3.      Os Cuidados Paliativos, uma exigência inadiável
Acreditamos que os cuidados paliativos são a concretização mais completa desta resposta que o Estado não pode deixar de dar, porque aliam a maior competência científica e técnica com a competência na compaixão, ambas imprescindíveis para cuidar de quem atravessa a fase final da vida. A verdadeira compaixão não é insistir em tratamentos fúteis, na tentativa de prolongar a vida, mas ajudar a pessoa a viver o mais humanamente possível a própria morte, respeitando a naturalidade desta. Os cuidados paliativos fazem-no, valorizando a pessoa até ao seu fim natural, aliviando o seu sofrimento e combatendo a solidão pela presença da família e de outros que lhe sejam significativos. Interpelamos a sociedade portuguesa para corresponder à exigência não mais adiável de estender a todos o acesso aos cuidados paliativos e assumimos a disponibilidade e a vontade de fazermos tudo o que esteja ao nosso alcance para participar neste verdadeiro desígnio nacional. E não podemos deixar de interrogar se a presente discussão, antes de realizado este investimento, não enfermará de falta de propósito.

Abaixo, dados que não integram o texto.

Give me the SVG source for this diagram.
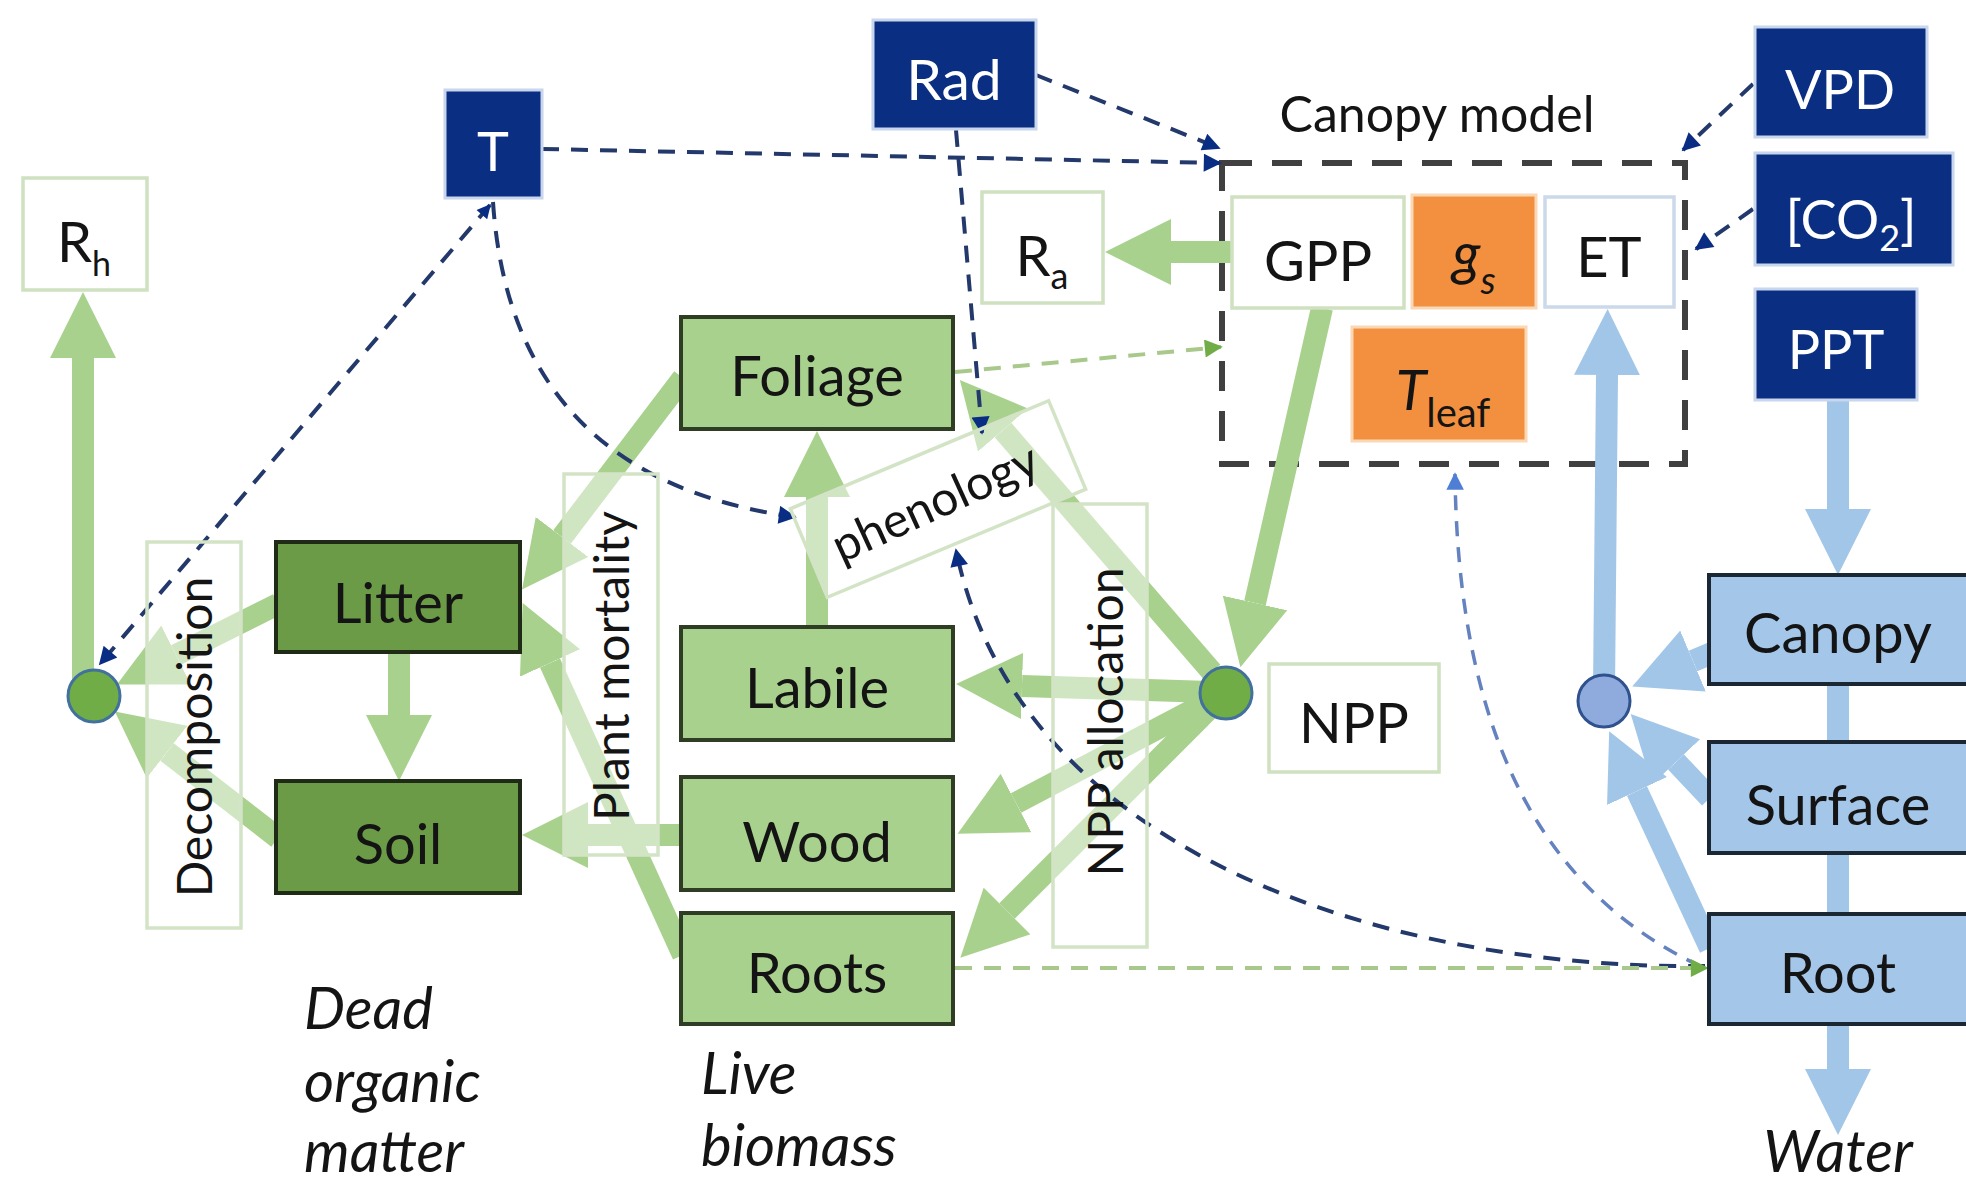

As Tradições religiosas professam que a vida é um dom precioso e, para as religiões abraâmicas, um dom de Deus e, como tal, se reveste de carácter sagrado; mas este apenas confirma a sua dignidade natural, da qual derivam a sua inviolabilidade e indisponibilidade intrínsecas, que, portanto, não dependem da fundamentação religiosa. Mas a religião confere à vida um sentido, uma esperança, uma outra possibilidade de transcendência. As sociedades precisam desta visão do humano ao lado de todas as outras.
Nós, comunidades religiosas presentes em Portugal, acreditamos que a vida humana é inviolável até à morte natural e perfilhamos um modelo compassivo de sociedade e, por estas razões, em nome da humanidade e do futuro da comunidade humana, causa da religião, nos sentimos chamados a intervir no presente debate sobre a morte assistida, manifestando a nossa oposição à sua legalização em qualquer das suas formas, seja o suicídio assistido, seja a eutanásia.

Por isso assinamos em conjunto a presente Declaração.